Begin with a warm-up exercise. Get everyone involved with doing something really stupid and embarrassing—like running around the room smelling each other’s armpits. That way, when the trainer asks them what they learned from this experience, everyone will start lying right from the get-go. Having the right attitude is the first step in any successful training program, and you’ve now insured that everyone’s attitude sucks.
Once everyone has the right attitude, the next stage in company laugh training is to give the employees a little knowledge. Notice I said a “little” knowledge. A little knowledge is a dangerous thing and that’s what you want. Conduct some demonstrations of the company laugh so that the class can get an idea of what it looks and sounds like. A good way to do this is to have the boss stick his head in the room and ask how everything’s going. The trainer can then start yucking it up with boss, saying things like this is the smartest class he’s ever taught. The students will quickly get the idea and may even start grinning before getting to the next phase of the training, which is . . .
Practice. Knowledge should not be confused with skill, and no skill can be developed without practicing. I mean, who would you rather fly with—someone who’s read a book and talked to a couple of flight instructors, or with the dude who pilots Air Force One? The guy shuttling the president around didn’t get to where he is because he read a manual and listened to some lectures. He practiced.

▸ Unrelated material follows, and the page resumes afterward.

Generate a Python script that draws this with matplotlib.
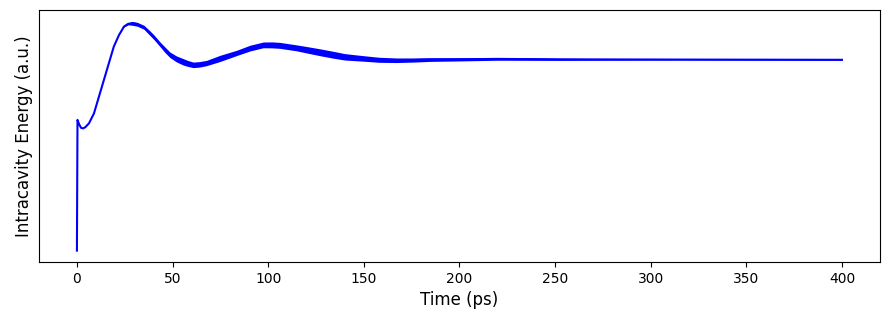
import matplotlib
matplotlib.use("Agg")
import matplotlib.pyplot as plt
import numpy as np

# time axis (ps) and intracavity energy (a.u.)
time = [0, 0.3, 1.2, 2.2, 3.3, 4.5, 6.3, 8.9, 11.5, 14.1, 16.7, 19.3, 22, 24.6,
        26.8, 28.9, 31.5, 35, 38.2, 40.3, 43.4, 46, 48.6, 52, 55.6, 58, 60.8,
        64, 67.8, 74.8, 83.5, 90.5, 97.4, 102, 106, 114.9, 120, 127, 134, 140,
        149.7, 158, 167, 176, 184.6, 200, 219.5, 252.5, 315, 400]
energy = [0.000, 0.570, 0.550, 0.535, 0.533, 0.539, 0.555, 0.598, 0.671, 0.744,
          0.817, 0.890, 0.940, 0.977, 0.989, 0.991, 0.987, 0.974, 0.948, 0.930,
          0.900, 0.876, 0.854, 0.836, 0.823, 0.816, 0.810, 0.812, 0.818, 0.838,
          0.862, 0.883, 0.897, 0.897, 0.895, 0.884, 0.876, 0.865, 0.854, 0.845,
          0.838, 0.832, 0.830, 0.831, 0.833, 0.834, 0.836, 0.834, 0.833, 0.832]
# peak-to-peak size of the fast ripple on top of the slow trace
ripple = [0, 0, 0, 0, 0, 0, 0, 0, 0, 0, 0, 0, 0, 0.004,
          0.009, 0.017, 0.017, 0.017, 0.020, 0.020, 0.020, 0.024, 0.024, 0.026,
          0.028, 0.026, 0.024, 0.024, 0.023, 0.027, 0.023, 0.025, 0.025, 0.026,
          0.026, 0.026, 0.028, 0.030, 0.030, 0.028, 0.024, 0.022, 0.020, 0.018,
          0.016, 0.014, 0.012, 0.009, 0.004, 0.004]

t = np.array(time)
e = np.array(energy)
r = np.array(ripple)

fig = plt.figure(figsize=(8.89, 3.2), dpi=100)
ax = fig.add_axes([0.0435, 0.181, 0.9466, 0.788])

ax.fill_between(t, e - r / 2, e + r / 2, color="blue", linewidth=0)
ax.plot(t, e, color="blue", linewidth=1.5)

ax.set_xlabel("Time (ps)", fontsize=12)
ax.set_ylabel("Intracavity Energy (a.u.)", fontsize=12)
ax.set_yticks([])

fig.savefig("out.png", dpi=100)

So make sure that any training you offer includes ample doses of practice time. Start by having everyone stand up and pair off with a partner. After a quick demonstration by the trainer, one person in each pair should begin to attempt his company laugh. While she is working on her hehs and yucks, the partner acts as a coach and cheerleader, nodding ingratiatingly, guffawing and urging the laugher on.
Once the basics are practiced in the classroom, then homework can be assigned. This is where the real learning takes place. Each student should practice the four fundamental laughs on his family, friends and co-workers—except for the solo laugh, of course (the solo laugh should only be practiced in the shower or in the car while driving alone to work). Have everyone keep notes of their progress during the week and bring them back to class for review at the next session. By the way, this is a great way to jump start that 360 performance evaluation program you’ve been having a hard time getting off the ground. Once a 360 feedback team has had practice evaluating an employee’s company laugh, they will be much more qualified to offer feedback in other areas of the poor schmuck’s performance, as well.

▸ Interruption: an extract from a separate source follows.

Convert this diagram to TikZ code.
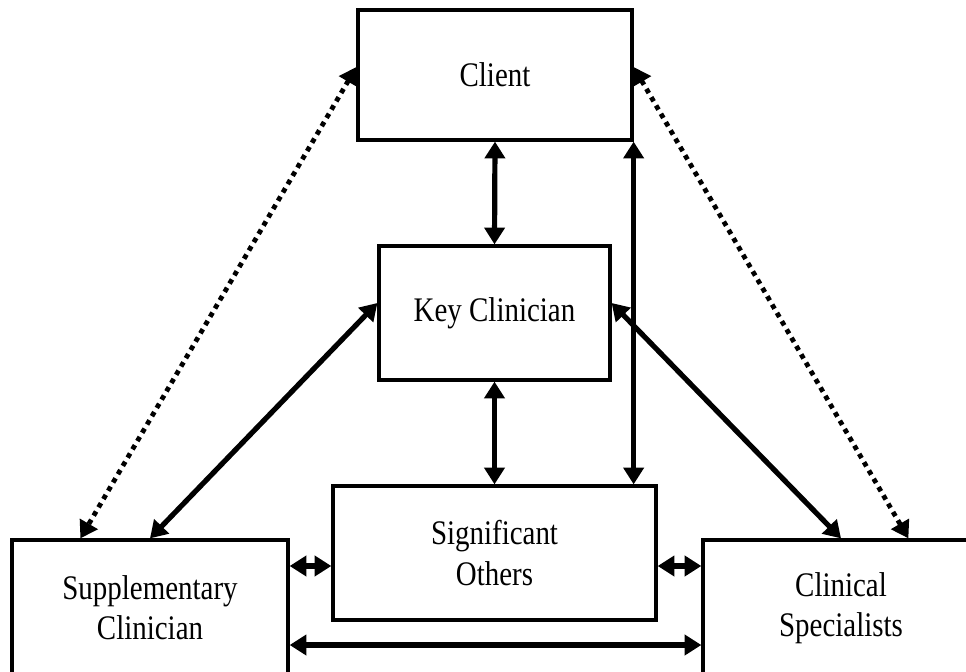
\documentclass[tikz,border=0pt]{standalone}
\usepackage{fontspec}
\setmainfont[FakeStretch=0.84]{Liberation Serif}
\usetikzlibrary{arrows.meta,calc}

\begin{document}
\begin{tikzpicture}[x=0.025cm,y=0.025cm,
    >={Triangle[width=0.5cm,length=0.42cm]},
    box/.style={draw,line width=0.08cm,align=center,font=\fontsize{24.5}{28.5}\selectfont},
    link/.style={<->,line width=0.13cm},
    dots/.style={<->,line width=0.12cm,dash pattern=on 0.12cm off 0.12cm}]
      \clip (0,0) rectangle (966,671);
      \node (client) [box,minimum width=6.85cm,minimum height=3.25cm] at (495,596) {Client};
      \node (key) [box,minimum width=5.775cm,minimum height=3.35cm] at (494.5,358) {Key Clinician};
      \node (sig) [box,minimum width=8.075cm,minimum height=3.35cm] at (494.5,118) {Significant\\Others};
      \node (supp) [box,minimum width=6.9cm,minimum height=3.4cm] at (150,63) {Supplementary\\Clinician};
      \node (spec) [box,minimum width=6.9cm,minimum height=3.4cm] at (841,63) {Clinical\\Specialists};
      \draw [link] (client.south) -- (key.north);
      \draw [link] (key.south) -- (sig.north);
      \draw [link] (client.south east) -- (client.south east |- sig.north);
      \draw [dots] ([yshift=0.2cm]client.west) -- ([xshift=1.75cm]supp.north west);
      \draw [dots] ([yshift=0.2cm]client.east) -- ([xshift=5.175cm]spec.north west);
      \draw [link] ([yshift=0.25cm]key.west) -- (supp.north);
      \draw [link] ([yshift=0.25cm]key.east) -- (spec.north);
      \draw [link] ([yshift=-0.325cm]sig.west) -- ([yshift=-0.325cm]sig.west -| supp.east);
      \draw [link] ([yshift=-0.325cm]sig.east) -- ([yshift=-0.325cm]sig.east -| spec.west);
      \draw [link] ([yshift=-0.925cm]supp.east) -- ([yshift=-0.925cm]supp.east -| spec.west);
  \end{tikzpicture}
\end{document}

I guess the company laugh is a deeply inbred instinct and will never be completely eradicated from the workplace. Most of us continue to perform it because it’s the politically correct thing to do. We do it out of habit because, somewhere in the deep dark recesses of our collective unconscious, we know we must in order to survive. It’s a knee-jerk reaction for when we’re around people with whom we don’t share much of a common bond. But we all know that, more often than not, when the party breaks up eyes will roll or there will be comments about what an asshole so-and-so is.
But the simple fact remains that much of the stuff that goes on in today’s business world is, indeed, truly quite funny. I’ve had the good fortune over the years to work with people who were absolute riots to be around. Fortunes have made pointing out to us the funny things that go on at work. Let’s face it, we spend most of our waking days working. So it’s only logical that work should stoke the fires of much of what we find funny in life.
The sad thing is, when people really do laugh heartily and sincerely on the job, they are accused of goofing off. That old Calvinistic idea that work should not be fun or fulfilling still keeps rearing it’s ugly head. God forbid we should enjoy our work! So instead we perform—The Company Laugh.